-- begin --
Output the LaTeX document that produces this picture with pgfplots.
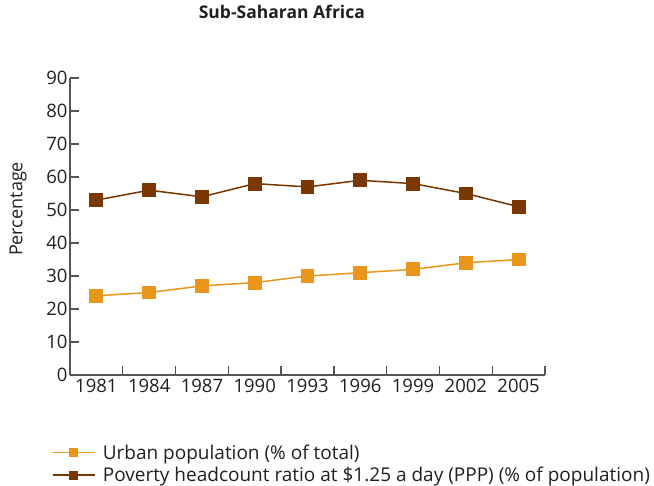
\documentclass[border=0pt]{standalone}
\usepackage{pgfplots}
\pgfplotsset{compat=1.18}
\usepackage{fontspec}
\setmainfont{Open Sans}
\definecolor{urban}{HTML}{E8961C}
\definecolor{pov}{HTML}{7A3800}
\definecolor{axisgray}{HTML}{555555}
\definecolor{txt}{HTML}{231F20}
\begin{document}
\begin{tikzpicture}
\useasboundingbox (-70bp,-111bp) rectangle (584bp,375bp);
\begin{axis}[
  at={(0,0)}, anchor=south west,
  scale only axis, width=475bp, height=297bp,
  xmin=-0.5, xmax=8.5, ymin=0, ymax=90,
  axis x line=bottom, axis y line=left,
  axis line style={-, line width=1.3bp, draw=axisgray},
  tick align=inside,
  major tick length=9bp,
  tick style={draw=axisgray, line width=1.3bp},
  xtick={-0.5,0.5,1.5,2.5,3.5,4.5,5.5,6.5,7.5,8.5},
  xticklabels={},
  extra x ticks={0,1,2,3,4,5,6,7,8},
  extra x tick labels={1981,1984,1987,1990,1993,1996,1999,2002,2005},
  extra x tick style={tick style={draw=none}},
  ytick={0,10,...,90},
  /pgf/number format/assume math mode=true,
  tick label style={font=\fontsize{18.5bp}{22bp}\selectfont, text=txt},
  xticklabel style={yshift=-1bp},
  yticklabel style={xshift=1bp},
  ylabel={Percentage},
  ylabel style={at={(axis description cs:-0.109,0.559)}, anchor=center, font=\fontsize{18bp}{22bp}\selectfont, text=txt},
  title={Sub-Saharan Africa},
  title style={at={(axis description cs:0.446,1)}, anchor=center, yshift=60bp, font=\fontsize{17.5bp}{21bp}\selectfont\bfseries, text=txt},
  legend style={at={(axis description cs:-0.045,0)}, anchor=north west, yshift=-66bp,
    draw=none, fill=none, font=\fontsize{19bp}{22bp}\selectfont, text=txt,
    row sep=3.5bp, nodes={inner sep=1.5bp},
    /tikz/every odd column/.append style={column sep=6bp}},
  legend cell align=left,
  legend image code/.code={
    \draw[#1,mark=none] (0bp,0bp) -- (42bp,0bp);
    \draw[#1,only marks,mark size=4.2pt] plot coordinates {(21bp,0bp)};
  },
]
\addplot[color=urban, line width=1.5bp, mark=square*, mark size=6.5pt, mark options={fill=urban, draw=urban, line width=0pt}]
  coordinates {(0,24) (1,25) (2,27) (3,28) (4,30) (5,31) (6,32) (7,34) (8,35)};
\addlegendentry{Urban population (\% of total)}
\addplot[color=pov, line width=1.5bp, mark=square*, mark size=6.5pt, mark options={fill=pov, draw=pov, line width=0pt}]
  coordinates {(0,53) (1,56) (2,54) (3,58) (4,57) (5,59) (6,58) (7,55) (8,51)};
\addlegendentry{Poverty headcount ratio at \$1.25 a day (PPP) (\% of population)}
\end{axis}
\end{tikzpicture}
\end{document}
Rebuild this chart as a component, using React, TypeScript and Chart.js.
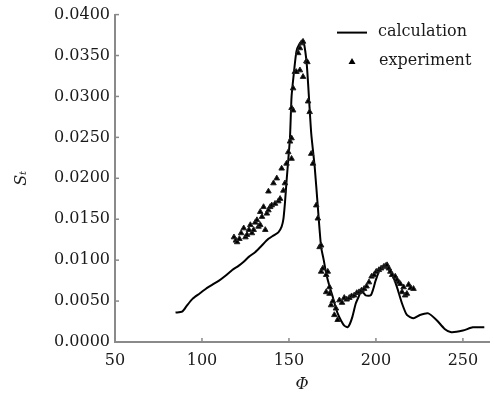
-- end --
- [Your task]
Leave the images out, please, and restate each line word for word.

- [Answer to the problem]
Output the LaTeX document that produces this picture with pgfplots.
\documentclass[border=0pt]{standalone}
\usepackage{pgfplots}
\pgfplotsset{compat=1.18}
\usepackage{fontspec}
\setmainfont{Open Sans}
\definecolor{urban}{HTML}{E8961C}
\definecolor{pov}{HTML}{7A3800}
\definecolor{axisgray}{HTML}{555555}
\definecolor{txt}{HTML}{231F20}
\begin{document}
\begin{tikzpicture}
\useasboundingbox (-70bp,-111bp) rectangle (584bp,375bp);
\begin{axis}[
  at={(0,0)}, anchor=south west,
  scale only axis, width=475bp, height=297bp,
  xmin=-0.5, xmax=8.5, ymin=0, ymax=90,
  axis x line=bottom, axis y line=left,
  axis line style={-, line width=1.3bp, draw=axisgray},
  tick align=inside,
  major tick length=9bp,
  tick style={draw=axisgray, line width=1.3bp},
  xtick={-0.5,0.5,1.5,2.5,3.5,4.5,5.5,6.5,7.5,8.5},
  xticklabels={},
  extra x ticks={0,1,2,3,4,5,6,7,8},
  extra x tick labels={1981,1984,1987,1990,1993,1996,1999,2002,2005},
  extra x tick style={tick style={draw=none}},
  ytick={0,10,...,90},
  /pgf/number format/assume math mode=true,
  tick label style={font=\fontsize{18.5bp}{22bp}\selectfont, text=txt},
  xticklabel style={yshift=-1bp},
  yticklabel style={xshift=1bp},
  ylabel={Percentage},
  ylabel style={at={(axis description cs:-0.109,0.559)}, anchor=center, font=\fontsize{18bp}{22bp}\selectfont, text=txt},
  title={Sub-Saharan Africa},
  title style={at={(axis description cs:0.446,1)}, anchor=center, yshift=60bp, font=\fontsize{17.5bp}{21bp}\selectfont\bfseries, text=txt},
  legend style={at={(axis description cs:-0.045,0)}, anchor=north west, yshift=-66bp,
    draw=none, fill=none, font=\fontsize{19bp}{22bp}\selectfont, text=txt,
    row sep=3.5bp, nodes={inner sep=1.5bp},
    /tikz/every odd column/.append style={column sep=6bp}},
  legend cell align=left,
  legend image code/.code={
    \draw[#1,mark=none] (0bp,0bp) -- (42bp,0bp);
    \draw[#1,only marks,mark size=4.2pt] plot coordinates {(21bp,0bp)};
  },
]
\addplot[color=urban, line width=1.5bp, mark=square*, mark size=6.5pt, mark options={fill=urban, draw=urban, line width=0pt}]
  coordinates {(0,24) (1,25) (2,27) (3,28) (4,30) (5,31) (6,32) (7,34) (8,35)};
\addlegendentry{Urban population (\% of total)}
\addplot[color=pov, line width=1.5bp, mark=square*, mark size=6.5pt, mark options={fill=pov, draw=pov, line width=0pt}]
  coordinates {(0,53) (1,56) (2,54) (3,58) (4,57) (5,59) (6,58) (7,55) (8,51)};
\addlegendentry{Poverty headcount ratio at \$1.25 a day (PPP) (\% of population)}
\end{axis}
\end{tikzpicture}
\end{document}
Rebuild this chart as a component, using React, TypeScript and Chart.js.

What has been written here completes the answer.